How does this flaw even get out of the design stages let alone become part of a "revolutionary" device. Moreso... how does this make the iPhone the best iPod ever? I'm not even sure I'll be buying one now, I'm VERY dissapointed in Apple.

What a joke...


----------



## Commodus (May 10, 2005)

This is a known problem with the iPhone - don't count on Apple fixing it (since it involves the ergonomics), but we're aware.

Shure has a Music Phone Adapter that will let you plug in most any earphone set and gives you a mic in the process.


----------



## milhaus (Jun 1, 2004)

Overract much? Geez . . . Not impossible, as already shown.


----------



## applebook (Aug 4, 2004)

Dood, where have you been? This problem was reported before the iPhone even officially hit the shelves. 

Also, the ER-4P is now worth like $150, or at least one can easily get a new one for around that price.


----------



## HowEver (Jan 11, 2005)

Nokia has the "pop-port" for plugging in devices.

Sony Ericsson has the "fast-port."

What does Motorola have, the data port?

If it's a proprietary joke, it's certainly a joke told across manufacturers.

Some flaw.


----------



## SoyMac (Apr 16, 2005)

*Whoa! Catastrophic!!*


----------



## Sean.Perrin (Aug 13, 2007)

applebook said:


> Also, the ER-4P is now worth like $150, or at least one can easily get a new one for around that price.


Haha... maybe now... not when I bought them! :lmao:


----------



## Sean.Perrin (Aug 13, 2007)

milhaus said:


> Overract much? Geez . . . Not impossible, as already shown.

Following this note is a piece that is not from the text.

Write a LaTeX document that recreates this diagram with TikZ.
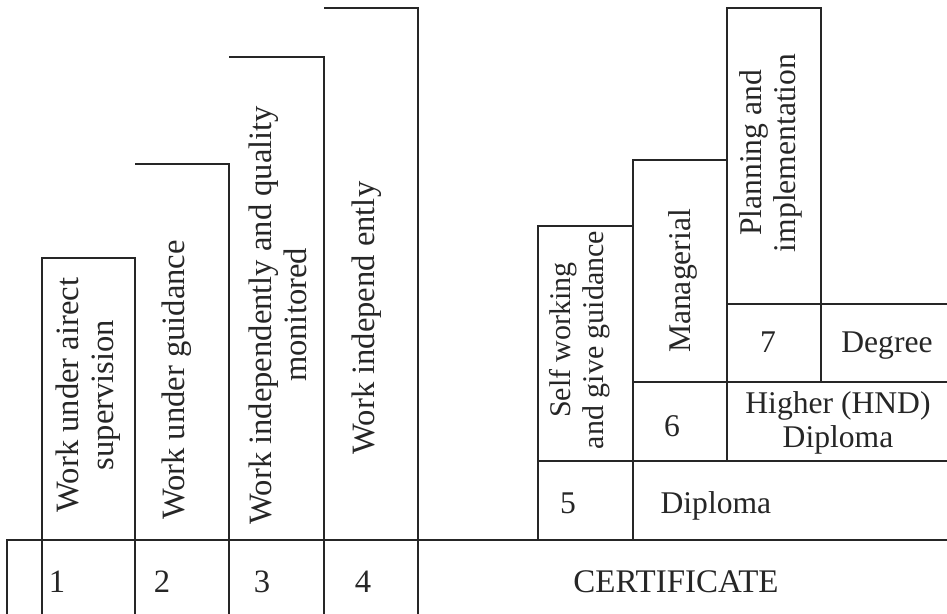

I wouldn't call my post an overreaction... and I havn't been here long, so that's where I've "been".

It is in my opinion that this was an incredibly stupid design move, and it is very sad that this company can get away with things like thissimply because they have a loyal (and sometimes brainwashed) clientel.


----------



## Demosthenes X (Sep 23, 2004)

Poor design, yes. Catastrophic? Not quite.  Everyone does it, and judging by the number of people who still use their earbuds, well...


----------



## Sean.Perrin (Aug 13, 2007)

one of the definitions of catastrophic is "extremely unfortunate". This design flaw is definitely catastrophic with regards to this product's intended purpose.


----------



## messed_kid (Jun 13, 2007)

Sean.Perrin said:


> I wouldn't call my post an overreaction... and I havn't been here long, so that's where I've "been".
> 
> It is in my opinion that this was an incredibly stupid design move, and it is very sad that this company can get away with things like thissimply because they have a loyal (and sometimes brainwashed) clientel.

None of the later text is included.